Santana, Grateful Dead, Jefferson Airplane: A Night at the Family Dog
As a fan of San Francisco music from the ’60s and early ’70s, I’ve long owned a decent bootleg VHS copy of the famous 1970 PBS hour-long special A Night at the Family Dog, which features performances by the Grateful Dead, Jefferson Airplane and Santana, as well as a chaotic jam session. It’s finally come out on DVD from the good folks at Eagle Media, under the auspices of Toby Gleason, son of the late San Francisco Chronicle (and Rolling Stone) music columnist Ralph Gleason, who was a great advocate for the early SF bands. The sound on this release is excellent, and though the video quality is perhaps half a step away from crystal clear (it’s a tad grainy), it still stands as a most remarkable document of the San Francisco ballroom scene in full flower. It was taped February 4, 1970 at the Family Dog ballroom on the Great Highway in SF, and it aired originally in December 1970.
Santana was riding a huge wave of success following their triumphant appearance at Woodstock (though it was actually the film Woodstock that really catapulted them to megastardom) and the release of their first album. Still, they were relative newcomers compared with Dead and Airplane, so they get third billing here. All the strengths that would carry the band to the top of the rock heap are present here, as they charge through incendiary versions of “Incident at Neshabur” and (of course) “Soul Sacrifice.” There was definitely a chemistry to the original Santana band that was unique to this lineup; the interaction between the percussionists and lead players in something to behold, and Carlos still feels like he’s discovering his style, rather than recycling it. Muy caliente!
At the time this was taped in the winter of 1970, the Dead were still a couple of months away from their first successful album, Workingman’s Dead, but they already had a solid following and were renowned for their free-flowing jams and exciting rhythmic playing. What’s here is definitely prime Dead—if not exactly face-meltingly psychedelic. Singer Ron “Pigpen” McKernan looks and sounds great on the group’s funky take on Otis Redding’s “Hard to Handle,” and the popular combination “China Cat Sunflower” and “I Know You Rider” lets the group stretch out a bit to nice effect. It’s always somewhat jarring for me to see Jerry Garcia as a young man, rather than the graying icon he became later in life. He’s in great form here, as are all the bandmembers. At times the director seems nearly as interested in capturing the undulating breasts of nubile hippie girls in their loose-flowing tops dancing on the side of the stage as in showing the band, but it’s still a powerful look at the group during this still-formative period.

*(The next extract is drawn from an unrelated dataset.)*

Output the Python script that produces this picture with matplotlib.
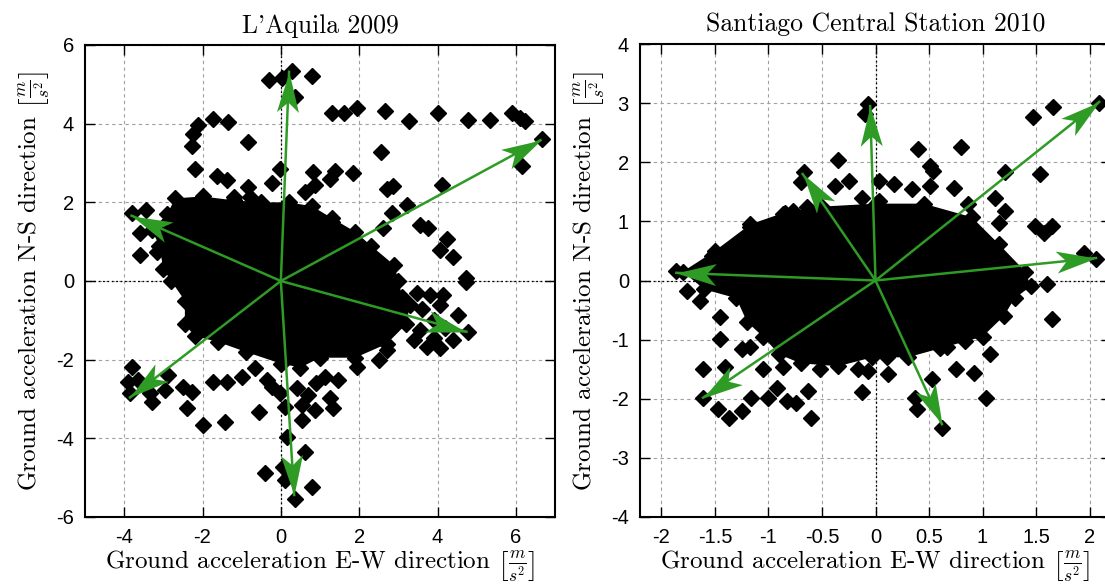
import numpy as np
import matplotlib
matplotlib.use('Agg')
import matplotlib.pyplot as plt
from matplotlib.markers import MarkerStyle
from matplotlib.path import Path
from matplotlib.transforms import Affine2D

plt.rcParams['font.family'] = ['Liberation Sans', 'DejaVu Sans']
plt.rcParams['axes.unicode_minus'] = False
plt.rcParams['mathtext.fontset'] = 'cm'

# L'Aquila 2009: outline of the dense core of the cloud
aq_core_x = [-2.7, -2.0, -1.2, -0.5, 0.2, 0.8, 1.3, 1.9, 2.3, 2.9, 3.0, 3.1, 3.3, 3.2, 2.7,
             1.9, 1.0, 0.5, 0.0, -0.9, -1.6, -2.2, -2.45, -2.45, -2.8, -3.0, -3.1, -3.3, -2.9]
aq_core_y = [2.1, 2.15, 2.05, 2.0, 2.0, 1.9, 1.6, 1.25, 0.9, 0.4, 0.0, -0.4, -0.6, -1.1, -1.6,
             -1.95, -1.95, -2.2, -2.1, -1.8, -1.55, -1.4, -1.1, -0.5, 0.0, 0.3, 0.9, 1.3, 1.7]
# L'Aquila 2009: scattered samples outside the core
aq_x = [-0.29, 0.02, 0.29, 0.80, 0.36, -1.72, -1.34, -2.12, -2.23, -2.28, -0.83, -2.19, -1.64,
        -1.38, -0.83, -1.19, -0.79, -0.23, -0.02, 0.83, 0.62, 0.87, -3.81, -3.43, -3.60, -3.60,
        -3.17, 1.30, 1.61, 1.94, 2.66, 3.26, 4.00, 4.77, 5.34, 5.89, 6.11, 6.23, 6.66, 6.15,
        2.56, 1.38, 1.26, 1.85, 2.70, 2.87, 4.11, 3.21, 2.83, 2.62, 3.55, 3.77, 4.23, 4.06,
        4.39, 4.74, 1.30, -3.81, -3.89, -3.64, -3.85, -3.30, -3.34, -2.87, -2.96, -2.49, -2.28,
        -2.40, -1.98, -1.43, -1.72, -1.38, -0.99, -0.66, -0.57, -0.36, -0.02, 0.40, 0.53, 0.87,
        0.53, 0.15, 0.62, -0.40, 0.06, 0.11, 0.36, 0.79, -0.23, 0.11, 0.70, 0.90, 3.47, 3.81,
        4.15, 4.06, 4.53, 4.79, 4.74, 3.55, 3.72, 4.06, 4.40, 2.51, 1.94, 1.47, 1.13, 1.26,
        1.34, 2.70, 3.90, 4.20, 3.40, 3.90, 3.60]
aq_y = [5.11, 5.15, 5.34, 5.22, 4.69, 4.12, 4.03, 3.97, 3.75, 3.42, 3.54, 2.86, 2.68,
        2.57, 2.40, 2.14, 2.14, 2.48, 2.85, 2.78, 2.27, 2.44, 1.72, 1.81, 1.21, 0.66,
        0.75, 4.26, 4.26, 4.39, 4.32, 4.07, 4.28, 4.09, 4.09, 4.26, 4.14, 4.07, 3.60, 2.93,
        3.27, 2.80, 2.59, 2.74, 2.34, 2.42, 2.44, 1.93, 1.72, 1.36, 1.42, 1.36, 1.07, 0.79,
        0.62, 0.08, 1.51, -2.18, -2.56, -2.52, -2.86, -3.07, -2.86, -2.39, -2.77, -2.69, -2.81,
        -3.24, -3.66, -3.58, -2.56, -2.56, -2.43, -2.22, -3.32, -2.52, -2.86, -2.73, -3.15, -3.28,
        -3.53, -3.96, -4.34, -4.89, -4.72, -5.06, -5.53, -5.23, -2.69, -3.20, -2.90, -2.60, -0.31, -0.36,
        -0.36, -0.61, -0.86, -1.29, -0.02, -1.25, -1.67, -1.71, -1.50, -2.01, -2.18, -2.52, -2.43, -2.98,
        -3.24, -1.75, -1.00, -1.20, -1.50, -1.45, -0.70]
# L'Aquila 2009: principal direction arrows (tips)
aq_tip_x = [0.21, 6.63, -3.81, 4.74, -3.85, 0.34]
aq_tip_y = [5.32, 3.58, 1.66, -1.29, -2.96, -5.44]

# Santiago 2010: outline of the dense core
sc_core_x = [-1.8, -1.5, -1.17, -0.85, -0.5, 0.0, 0.45, 0.9, 1.15, 1.4, 1.45, 1.3, 1.2, 1.0,
             0.6, 0.3, -0.03, -0.35, -0.7, -0.9, -1.05, -1.2, -1.3, -1.6]
sc_core_y = [0.15, 0.5, 0.95, 1.15, 1.25, 1.3, 1.3, 1.07, 0.62, 0.15, -0.1, -0.3, -0.6, -0.95,
             -1.15, -1.3, -1.3, -1.45, -1.4, -1.25, -0.95, -0.7, -0.3, -0.15]
# Santiago 2010: scattered samples
sc_x = [-0.07, -0.10, -0.35, -0.67, -0.70, -0.25, -0.38, -0.13, -0.64, -0.86, -0.77,
        2.09, 1.66, 1.47, 0.40, 0.80, 0.51, 0.54, 1.21, 1.54, 0.17, 0.34, 0.51, 0.73, 0.03,
        0.03, 1.12, 1.21, 1.15, 0.86, 1.49, 1.65, 1.57, 1.95, 2.06, -1.86, -1.53, -1.17,
        -1.76, -1.64, -1.45, -1.45, -1.61, -1.41, -1.25, -1.17, -1.61, -1.47, -1.37, -1.25,
        -1.16, -1.00, -0.92, -0.83, -0.74, -0.63, -0.60, -1.05, -0.86, -0.52, -0.13, -0.16,
        -0.07, 1.60, 1.65, 0.12, 0.11, 0.75, 0.92, 1.07, 1.03, 0.53, 0.37, 0.39, 0.62, 0.67, 0.84]
sc_y = [2.98, 2.82, 2.03, 1.83, 1.66, 1.69, 1.60, 1.39, 1.24, 1.12, 1.18,
        3.01, 2.94, 2.76, 2.23, 2.26, 1.94, 1.86, 1.84, 1.80, 1.63, 1.55, 1.60, 1.57, 1.69,
        1.35, 1.39, 1.18, 0.98, 1.29, 0.93, 0.93, 0.81, 0.47, 0.36, 0.16, 0.42, 0.90,
        -0.17, -0.34, -0.62, -0.99, -1.50, -1.47, -1.16, -1.13, -1.98, -2.18, -2.32, -2.20,
        -1.98, -1.98, -1.81, -2.03, -2.07, -1.87, -2.32, -1.50, -1.47, -1.50, -1.89, -1.50,
        -1.53, -0.06, -0.65, -1.58, -1.30, -1.50, -1.56, -1.25, -1.98, -1.67, -1.98, -2.18, -2.49, -1.13, -1.02]
sc_tip_x = [-0.05, 2.09, -0.68, -1.86, 2.06, -1.61, 0.62]
sc_tip_y = [2.95, 3.02, 1.80, 0.13, 0.38, -1.98, -2.43]

aq_xticks = [-4, -2, 0, 2, 4, 6]
aq_yticks = [-6, -4, -2, 0, 2, 4, 6]
sc_xticks = [-2, -1.5, -1, -0.5, 0, 0.5, 1, 1.5, 2]
sc_yticks = [-4, -3, -2, -1, 0, 1, 2, 3, 4]

green = '#2e9b25'
xlab = r'Ground acceleration E-W direction $\left[\frac{m}{s^2}\right]$'
ylab = r'Ground acceleration N-S direction $\left[\frac{m}{s^2}\right]$'

head = Path([(0, 0), (-40, 11), (-30, 0), (-40, -11), (0, 0)],
            [Path.MOVETO, Path.LINETO, Path.LINETO, Path.LINETO, Path.CLOSEPOLY])

fig = plt.figure(figsize=(11.05, 5.87), dpi=100)
ax1 = fig.add_axes([85 / 1105, 70 / 587, 470 / 1105, 472 / 587])
ax2 = fig.add_axes([640 / 1105, 70 / 587, 471 / 1105, 473 / 587])


def panel(ax, cx, cy, px, py, tx, ty, xlim, ylim, xt, yt, title):
    ax.set_xlim(xlim)
    ax.set_ylim(ylim)
    ax.set_axisbelow(True)
    ax.grid(True, color='#a0a0a0', linestyle=(0, (3, 3)), lw=0.8)
    ax.axhline(0, color='black', linestyle=(0, (1.5, 2)), lw=0.9, zorder=1)
    ax.axvline(0, color='black', linestyle=(0, (1.5, 2)), lw=0.9, zorder=1)
    ax.fill(cx, cy, color='black', lw=0, zorder=2)
    ax.plot(cx, cy, 'D', ms=8, color='black', ls='none', zorder=2)
    ax.plot(px, py, 'D', ms=8, color='black', ls='none', zorder=3)
    o = ax.transData.transform((0, 0))
    for x, y in zip(tx, ty):
        ax.plot([0, x], [0, y], color=green, lw=1.8, zorder=4)
        p = ax.transData.transform((x, y))
        ang = np.degrees(np.arctan2(p[1] - o[1], p[0] - o[0]))
        m = MarkerStyle(head, transform=Affine2D().rotate_deg(ang))
        ax.plot([x], [y], marker=m, ms=57.6, color=green, mew=0, ls='none', zorder=5)
    ax.set_xticks(xt)
    ax.set_yticks(yt)
    ax.set_xticklabels(['%g' % v for v in xt])
    ax.set_yticklabels(['%g' % v for v in yt])
    ax.tick_params(direction='in', length=7, width=1, top=True, right=True,
                   labelsize=14.5, pad=8)
    for s in ax.spines.values():
        s.set_linewidth(1.5)
    ax.set_title(title, fontfamily='cmr10', fontsize=18.5, pad=9)
    ax.set_xlabel(xlab, fontfamily='cmr10', fontsize=18, labelpad=1)
    ax.set_ylabel(ylab, fontfamily='cmr10', fontsize=18, labelpad=3)


panel(ax1, aq_core_x, aq_core_y, aq_x, aq_y, aq_tip_x, aq_tip_y,
      (-5, 7), (-6, 6), aq_xticks, aq_yticks, "L'Aquila 2009")
panel(ax2, sc_core_x, sc_core_y, sc_x, sc_y, sc_tip_x, sc_tip_y,
      (-2.2, 2.2), (-4, 4), sc_xticks, sc_yticks, 'Santiago Central Station 2010')

fig.savefig('out.png', dpi=100)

One forgets that in early 1970 the Jefferson Airplane were still top dogs of the SF scene, so they get the “headlining” slot. They’re represented by a pair of unusual choices: Paul Kantner’s “Ballad of You and Me and Pooneil” is highlighted by the screaming lead guitar of Jorma Kaukonen and thundering bass of Jack Casady (surely one of rock’s all-time great tandems); and Grace Slick’s moody “Eskimo Blue Day,” from the still-new Volunteers album. Forgive me if I note that Grace has never looked more radiant than she does here—wow, those eyes! But it’s her singing that’s even more mesmerizing. When she was “on” (no pun intended) she really knew how to command a stage. It’s sad that the Airplane’s descent into chaos would begin shortly after this and they never quite regained the momentum they built with 1969 live album Bless Its Pointed Little Head and the classic Volunteers.

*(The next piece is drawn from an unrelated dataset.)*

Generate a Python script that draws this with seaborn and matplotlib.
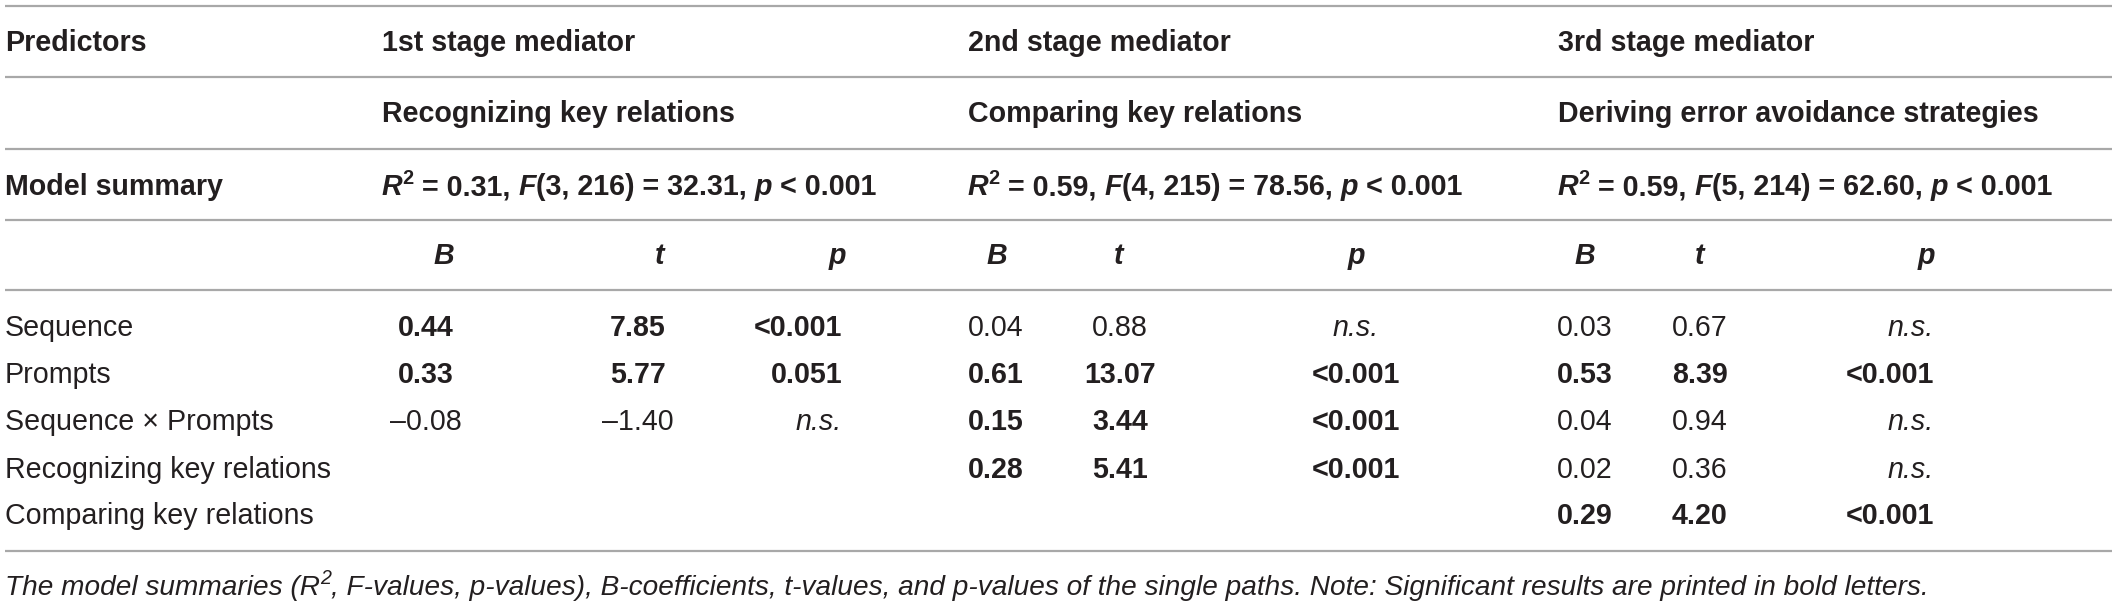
import matplotlib
matplotlib.use("Agg")
import matplotlib.pyplot as plt
import seaborn as sns


# ============================
# Table content
# ============================

predictors = ["Sequence", "Prompts", "Sequence \u00d7 Prompts",
              "Recognizing key relations", "Comparing key relations"]

stage_titles = ["1st stage mediator", "2nd stage mediator", "3rd stage mediator"]
mediators = ["Recognizing key relations", "Comparing key relations",
             "Deriving error avoidance strategies"]

model_r2 = ["0.31", "0.59", "0.59"]
model_df = ["3, 216", "4, 215", "5, 214"]
model_f = ["32.31", "78.56", "62.60"]
model_p = ["0.001", "0.001", "0.001"]

b1 = ["0.44", "0.33", "\u20130.08", "", ""]
t1 = ["7.85", "5.77", "\u20131.40", "", ""]
p1 = ["<0.001", "0.051", "n.s.", "", ""]
sig1 = [True, True, False, False, False]

b2 = ["0.04", "0.61", "0.15", "0.28", ""]
t2 = ["0.88", "13.07", "3.44", "5.41", ""]
p2 = ["n.s.", "<0.001", "<0.001", "<0.001", ""]
sig2 = [False, True, True, True, False]

b3 = ["0.03", "0.53", "0.04", "0.02", "0.29"]
t3 = ["0.67", "8.39", "0.94", "0.36", "4.20"]
p3 = ["n.s.", "<0.001", "n.s.", "n.s.", "<0.001"]
sig3 = [False, True, False, False, True]

caption = [
    ("The model summaries (R", "italic"), ("2", "sup"),
    (", F-values, p-values), B-coefficients, t-values, and p-values of the single paths. "
     "Note: Significant results are printed in bold letters.", "italic"),
]

# ============================
# Layout (pixel coordinates)
# ============================

W, H = 2117, 605
FS = 20.6
CAP_FS = 20.2
INK = "#231f20"
RULE = "#a8a8a8"

col_start = [382, 968, 1558]
col_x = [(426, 638, 842), (996, 1120, 1356), (1585, 1700, 1934)]
col_ha = [("center", "center", "right"), ("center", "center", "center"),
          ("center", "center", "right")]
head_x = [(444, 660, 837), (997, 1119, 1356), (1585, 1700, 1926)]

header_base = [51, 122, 195, 264]
row_base = [336, 383, 430, 478, 524]
rules = [5.5, 77, 149, 220, 290, 551]


def draw_runs(ax, fig, x, y, runs, size=FS):
    """Draw text pieces one after another on a common baseline."""
    renderer = fig.canvas.get_renderer()
    inv = ax.transData.inverted()
    for text, style in runs:
        kw = dict(fontsize=size, color=INK, va="baseline", ha="left")
        yy = y
        if style == "bold":
            kw["fontweight"] = "bold"
        elif style == "bolditalic":
            kw["fontweight"] = "bold"
            kw["fontstyle"] = "italic"
        elif style == "italic":
            kw["fontstyle"] = "italic"
        elif style == "boldsup":
            kw["fontweight"] = "bold"
            kw["fontsize"] = size * 0.7
            yy = y - 11
        elif style == "sup":
            kw["fontstyle"] = "italic"
            kw["fontsize"] = size * 0.7
            yy = y - 11
        t = ax.text(x, yy, text, **kw)
        bb = t.get_window_extent(renderer=renderer)
        x0 = inv.transform((bb.x0, bb.y0))[0]
        x1 = inv.transform((bb.x1, bb.y0))[0]
        x = x + (x1 - x0)
    return x


def main():
    sns.set_theme(style="white")
    plt.rcParams["font.family"] = ["Liberation Sans", "DejaVu Sans"]

    fig = plt.figure(figsize=(W / 100, H / 100), dpi=100)
    ax = fig.add_axes([0, 0, 1, 1])
    ax.set_xlim(0, W)
    ax.set_ylim(H, 0)
    ax.axis("off")

    for y in rules:
        ax.plot([5, 2112], [y, y], color=RULE, lw=1.6, solid_capstyle="butt")

    # header rows
    ax.text(5, header_base[0], "Predictors", fontsize=FS, fontweight="bold",
            color=INK, va="baseline")
    ax.text(5, header_base[2], "Model summary", fontsize=FS, fontweight="bold",
            color=INK, va="baseline")
    for i in range(3):
        ax.text(col_start[i], header_base[0], stage_titles[i], fontsize=FS,
                fontweight="bold", color=INK, va="baseline")
        ax.text(col_start[i], header_base[1], mediators[i], fontsize=FS,
                fontweight="bold", color=INK, va="baseline")
        runs = [("R", "bolditalic"), ("2", "boldsup"),
                (" = " + model_r2[i] + ", ", "bold"), ("F", "bolditalic"),
                ("(" + model_df[i] + ") = " + model_f[i] + ", ", "bold"),
                ("p", "bolditalic"), (" < " + model_p[i], "bold")]
        draw_runs(ax, fig, col_start[i], header_base[2], runs)
        for hx, lab in zip(head_x[i], ["B", "t", "p"]):
            ax.text(hx, header_base[3], lab, fontsize=FS, fontweight="bold",
                    fontstyle="italic", color=INK, va="baseline", ha="center")

    # body rows
    for r, name in enumerate(predictors):
        ax.text(5, row_base[r], name, fontsize=FS, color=INK, va="baseline")

    blocks = [(b1, t1, p1, sig1), (b2, t2, p2, sig2), (b3, t3, p3, sig3)]
    for i, (bv, tv, pv, sg) in enumerate(blocks):
        for r in range(len(predictors)):
            weight = "bold" if sg[r] else "normal"
            for k, vals in enumerate([bv, tv, pv]):
                val = vals[r]
                if not val:
                    continue
                style = "italic" if val == "n.s." else "normal"
                ax.text(col_x[i][k], row_base[r], val, fontsize=FS,
                        fontweight=weight, fontstyle=style, color=INK,
                        va="baseline", ha=col_ha[i][k])

    draw_runs(ax, fig, 5, 595, caption, size=CAP_FS)

    fig.savefig("out.png", dpi=100, facecolor="white")
    plt.close(fig)


if __name__ == "__main__":
    main()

The disc closes with a jam session featuring a teeming stage-full of musicians from all three bands—plus Gary Duncan of Quicksilver Messenger Service, for good measure—and like a lot of well-intentioned jam sessions, it’s kind of a mess, with occasional flashes of brilliance. Garcia acquits himself particularly well, and Jack Casady’s right there laying down a thick bass line for others to snake around, but it’s really a case of too much directionless firepower, too much full-throttle percussion for my taste. That said, I’m sure if you were there and really high, it was probably a great time.